Imagine the web crawler as a software to automatically download text + media from a website.

They run web crawlers in data centers across the world. It lets them keep the crawler closer to the website, thus reducing bandwidth usage.

Yet there’s no central database containing all web pages on the internet.

And it’s difficult to find new and updated web pages. So they: (1) follow links from known pages. (2) use the sitemap to find pages without any links pointing towards it.

Think of the sitemap as an XML file with information about pages of a specific website.

Here’s how Google crawler works:

It stores URLs to crawl in a queue called the URLserver.
It checks the robots.txt file to understand if crawling is allowed on a specific URL.
It fetches the URL from the queue and makes an HTTP request (if allowed).
It keeps a local DNS cache for performance.
It renders the page for finding new URLs on the page. (Similar to a web browser.)
It saves crawled pages in compressed form on a distributed storage server.
It doesn’t crawl pages behind a login. (Put simply, only public URLs are crawled.)
It checks the HTTP response code to make sure a website isn’t overloaded. (For example, HTTP response code 500 means slow down.)
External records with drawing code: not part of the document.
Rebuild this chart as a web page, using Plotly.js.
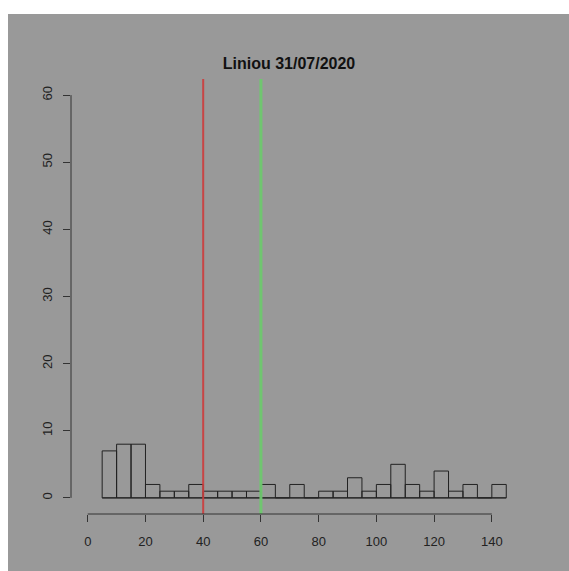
<!DOCTYPE html>
<html>
<head>
<meta charset="utf-8">
<script src="https://cdn.plot.ly/plotly-3.0.1.min.js"></script>
<style>
html,body{margin:0;padding:0;background:#ffffff;width:569px;height:571px;overflow:hidden;}
#chart{position:absolute;left:8px;top:14px;width:561px;height:557px;}
</style>
</head>
<body>
<div id="chart"></div>
<script>
// Histogram bins (breaks every 5 units) and counts
const binStarts = [5,10,15,20,25,30,35,40,45,50,55,60,65,70,75,80,85,90,95,100,105,110,115,120,125,130,135,140];
const binWidth = 5;
const counts    = [7,8,8,2,1,1,2,1,1,1,1,2,0,2,0,1,1,3,1,2,5,2,1,4,1,2,0,2];
const redLine = [40];
const greenLine = [60];
const xTicks = [0,20,40,60,80,100,120,140];
const yTicks = [0,10,20,30,40,50,60];
const titleText = "Liniou 31/07/2020";

const centers = binStarts.map(s => s + binWidth/2);
const bg = "#999999";
const ink = "#222222";
const font = "Liberation Sans, Arial, sans-serif";

const traces = [
  {
    type: "bar",
    x: centers,
    y: counts,
    width: binStarts.map(() => binWidth),
    marker: {color: "rgba(0,0,0,0)", line: {color: ink, width: 1}},
    hoverinfo: "skip"
  },
  {
    type: "scatter",
    mode: "lines",
    x: [binStarts[0], binStarts[binStarts.length-1] + binWidth],
    y: [0, 0],
    line: {color: ink, width: 1},
    hoverinfo: "skip"
  }
];

const shapes = [
  {type:"line", xref:"x", yref:"paper", x0:redLine[0], x1:redLine[0], y0:0, y1:1,
   line:{color:"rgba(205,60,60,0.9)", width:2}},
  {type:"line", xref:"x", yref:"paper", x0:greenLine[0], x1:greenLine[0], y0:0, y1:1,
   line:{color:"rgba(110,200,110,0.95)", width:3}},
  // R-style axis lines spanning first to last tick
  {type:"line", xref:"x", yref:"paper", x0:xTicks[0], x1:xTicks[xTicks.length-1], y0:0, y1:0,
   line:{color:"#333333", width:1}},
  {type:"line", xref:"paper", yref:"y", x0:0, x1:0, y0:yTicks[0], y1:yTicks[yTicks.length-1],
   line:{color:"#333333", width:1}}
];

const layout = {
  width: 561, height: 557,
  paper_bgcolor: bg, plot_bgcolor: bg,
  margin: {l:63, r:46, t:65, b:57, pad:0},
  showlegend: false,
  bargap: 0,
  title: {
    text: "<b>" + titleText + "</b>",
    font: {family: font, size: 16, color: "#111111"},
    x: 281/561, xref: "container", xanchor: "center",
    y: 1 - 49/557, yref: "container", yanchor: "middle"
  },
  xaxis: {
    range: [-5.8, 150.8],
    tickmode: "array", tickvals: xTicks, ticktext: xTicks.map(String),
    ticks: "outside", ticklen: 7, tickwidth: 1, tickcolor: "#333333",
    showline: false, showgrid: false, zeroline: false,
    tickfont: {family: font, size: 13, color: ink},
    ticklabelstandoff: 8,
    fixedrange: true
  },
  yaxis: {
    range: [-2.4, 62.4],
    tickmode: "array", tickvals: yTicks, ticktext: yTicks.map(String),
    ticks: "outside", ticklen: 7, tickwidth: 1, tickcolor: "#333333",
    tickangle: -90,
    showline: false, showgrid: false, zeroline: false,
    tickfont: {family: font, size: 13, color: ink},
    ticklabelstandoff: 6,
    fixedrange: true
  },
  shapes: shapes
};

Plotly.newPlot("chart", traces, layout, {displayModeBar: false, staticPlot: true});
</script>
</body>
</html>
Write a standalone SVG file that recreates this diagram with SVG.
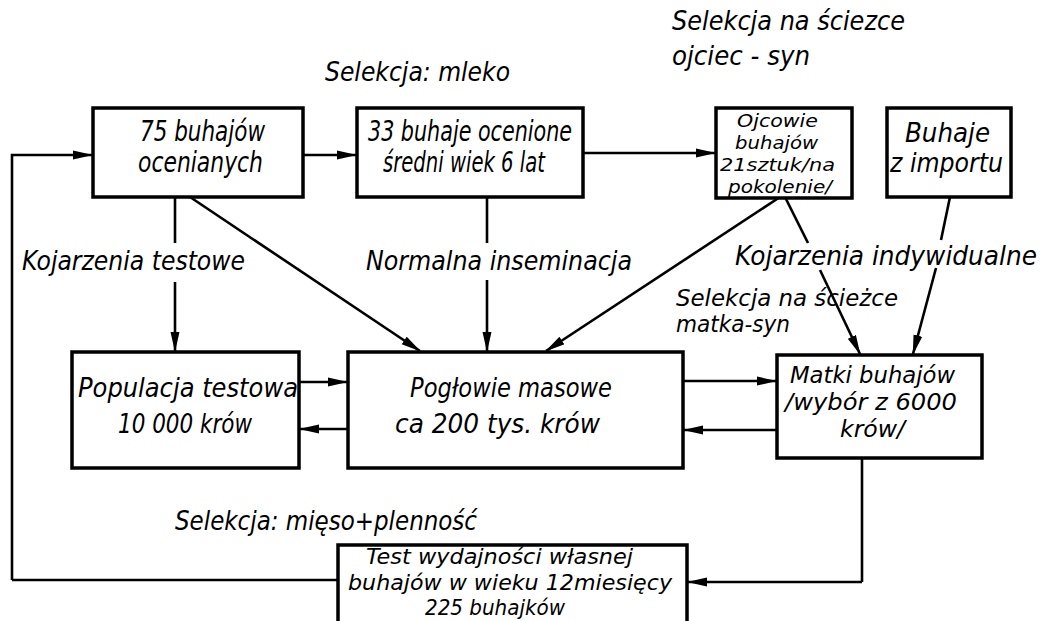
<svg xmlns="http://www.w3.org/2000/svg" width="1043" height="621" viewBox="0 0 1043 621">
<defs>
<marker id="ah" markerWidth="20" markerHeight="10" refX="19" refY="5" orient="auto" markerUnits="userSpaceOnUse">
<path d="M0,0.5 L20,5 L0,9.5 z" fill="#000"/>
</marker>
<style>
.box{fill:#fff;stroke:#000;stroke-width:3.5}
.t,.l{font-family:"DejaVu Sans Condensed","DejaVu Sans",sans-serif;font-style:italic;font-size:27px;fill:#000}
.b{font-size:29px}
.s{font-size:18.5px}
.m{font-size:21px}
.k{font-size:22.5px}
.c{fill:none;stroke:#000;stroke-width:2.6}
.ca{fill:none;stroke:#000;stroke-width:2.6;marker-end:url(#ah)}
</style>
</defs>
<rect width="1043" height="621" fill="#fff"/>
<g id="connectors">
<path class="ca" d="M12,580 L12,155 L92,155"/>
<path class="c" d="M12,580 L338,580"/>
<path class="ca" d="M303,155 L356,155"/>
<path class="ca" d="M583,153 L715,153"/>
<path class="c" d="M175,197 L175,243"/>
<path class="ca" d="M175,282 L175,351"/>
<path class="ca" d="M190,197 L420,351"/>
<path class="c" d="M487,197 L487,243"/>
<path class="ca" d="M487,280 L487,351"/>
<path class="ca" d="M780,197 L546,351"/>
<path class="c" d="M785,197 L808,243"/>
<path class="ca" d="M820,270 L860,354"/>
<path class="c" d="M950,197 L941,240"/>
<path class="ca" d="M936,268 L913,354"/>
<path class="ca" d="M299,382 L347,382"/>
<path class="ca" d="M348,429 L300,429"/>
<path class="ca" d="M683,381 L776,381"/>
<path class="ca" d="M777,430 L684,430"/>
<path class="c" d="M862,458 L862,582"/>
<path class="ca" d="M862,582 L688,582"/>
</g>
<g id="n1"><rect class="box" x="93" y="108" width="210" height="89"/>
<text class="t b" x="140" y="141" textLength="125" lengthAdjust="spacingAndGlyphs">75 buhajów</text>
<text class="t b" x="138" y="172" textLength="125" lengthAdjust="spacingAndGlyphs">ocenianych</text></g>
<g id="n2"><rect class="box" x="357" y="108" width="226" height="89"/>
<text class="t b" x="368" y="141" textLength="204" lengthAdjust="spacingAndGlyphs">33 buhaje ocenione</text>
<text class="t b" x="383" y="172" textLength="162" lengthAdjust="spacingAndGlyphs">średni wiek 6 lat</text></g>
<g id="n3"><rect class="box" x="716" y="108" width="136" height="90"/>
<text class="t s" x="737" y="127" textLength="81" lengthAdjust="spacingAndGlyphs">Ojcowie</text>
<text class="t s" x="735" y="149" textLength="83" lengthAdjust="spacingAndGlyphs">buhajów</text>
<text class="t s" x="720" y="171" textLength="115" lengthAdjust="spacingAndGlyphs">21sztuk/na</text>
<text class="t s" x="728" y="193" textLength="104" lengthAdjust="spacingAndGlyphs">pokolenie/</text></g>
<g id="n4"><rect class="box" x="887" y="108" width="124" height="89"/>
<text class="t" x="905" y="142" textLength="85" lengthAdjust="spacingAndGlyphs">Buhaje</text>
<text class="t" x="890" y="172" textLength="113" lengthAdjust="spacingAndGlyphs">z importu</text></g>
<g id="n5"><rect class="box" x="72" y="352" width="227" height="116"/>
<text class="t" x="78" y="397" textLength="220" lengthAdjust="spacingAndGlyphs">Populacja testowa</text>
<text class="t" x="118" y="433" textLength="134" lengthAdjust="spacingAndGlyphs">10 000 krów</text></g>
<g id="n6"><rect class="box" x="348" y="352" width="335" height="116"/>
<text class="t" x="410" y="397" textLength="202" lengthAdjust="spacingAndGlyphs">Pogłowie masowe</text>
<text class="t" x="395" y="433" textLength="205" lengthAdjust="spacingAndGlyphs">ca 200 tys. krów</text></g>
<g id="n7"><rect class="box" x="777" y="355" width="205" height="103"/>
<text class="t k" x="790" y="383" textLength="165" lengthAdjust="spacingAndGlyphs">Matki buhajów</text>
<text class="t k" x="785" y="410" textLength="172" lengthAdjust="spacingAndGlyphs">/wybór z 6000</text>
<text class="t k" x="840" y="437" textLength="65" lengthAdjust="spacingAndGlyphs">krów/</text></g>
<g id="n8"><rect class="box" x="338" y="545" width="349" height="80"/>
<text class="t m" x="366" y="564" textLength="267" lengthAdjust="spacingAndGlyphs">Test wydajności własnej</text>
<text class="t m" x="348" y="590" textLength="324" lengthAdjust="spacingAndGlyphs">buhajów w wieku 12miesięcy</text>
<text class="t m" x="425" y="615" textLength="140" lengthAdjust="spacingAndGlyphs">225 buhajków</text></g>
<g id="labels">
<text class="l" x="325" y="81" textLength="185" lengthAdjust="spacingAndGlyphs">Selekcja: mleko</text>
<text class="l" x="672" y="30" textLength="233" lengthAdjust="spacingAndGlyphs">Selekcja na ściezce</text>
<text class="l" x="672" y="65" textLength="138" lengthAdjust="spacingAndGlyphs">ojciec - syn</text>
<text class="l" x="22" y="270" textLength="223" lengthAdjust="spacingAndGlyphs">Kojarzenia testowe</text>
<text class="l" x="366" y="270" textLength="266" lengthAdjust="spacingAndGlyphs">Normalna inseminacja</text>
<text class="l" x="735" y="265" textLength="302" lengthAdjust="spacingAndGlyphs">Kojarzenia indywidualne</text>
<text class="l k" x="676" y="306" textLength="222" lengthAdjust="spacingAndGlyphs">Selekcja na ścieżce</text>
<text class="l k" x="676" y="332" textLength="114" lengthAdjust="spacingAndGlyphs">matka-syn</text>
<text class="l" x="175" y="530" textLength="302" lengthAdjust="spacingAndGlyphs">Selekcja: mięso+plenność</text>
</g>
</svg>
It determines when & how often to crawl a website using an internal algorithm.

They render web pages because most websites use JavaScript to show full content.

And the rendered page gets parsed for new URLs, which then gets added to the queue for crawling.

Ready for the next technique?

2. Indexing 📖

The search results must be relevant.

Yet it's difficult to return the correct web page without understanding its content.

So they process crawled pages and store the found information in a database called the index.

Types of Index Powering Google Search — Indexes Powering Google Search

Besides they keep 2 types of index: (1) forward index - list the words on a specific page and their position. (2) inverted index - maps a word to the list of documents containing it.

They sort the forward index to create the inverted index.

Yet they receive many single-word queries. (For example, “YouTube”.)

And the same inverted index isn't enough to handle single-word and multi-word queries. (Merging the document list is difficult.)

So they keep 2 types of inverted indexes for performance. It's categorized based on the way documents are sorted.

The inverted index sorted by word rank gets queried first - it answers most queries.

While the inverted index sorted by document ID gets queried for multi-word queries.

Creating Index + Lexicon From Crawled Pages

Here’s how the Google index works:

Each web page (document) is assigned a unique document ID.
The words found in documents get stored in Lexicon. It’s an in-memory storage, which is used to correct spelling mistakes in search queries.
The storage location of each document get recorded in the document server. It’s used to create page titles and snippets shown in search results.
The links found in the parsed document are stored in a separate database. It’s used to rank documents.

The document server and index server are partitioned by document ID. (Also replicated for capacity.)

Onward.

3. Searching 🔍

They receive 100+ million queries a day with spelling mistakes.

Yet it’s important to guess the query correctly to show relevant results.

So they clean the query via text transformation.

Cleaning the Query via Text Transformation

And use language models to find word synonyms + correct spelling mistakes.

Here’s the Google search workflow:

Lexicon finds word IDs for words in the search query.
The cleaned query gets forwarded to the index.
The inverted index returns a sorted list of documents matching the query.
The top k results are shown to reduce response time.

They cache index results and document snippets for performance.

Besides a copy of the index is kept in each data center. And search queries get routed to the closest data center for low latency.

Also it’s important to find duplicate content and show only canonical pages in the search results.

So they: (1) group similar pages & show the pages based on the user’s language, location, and so on. (2) use HTML annotations to find the canonical page.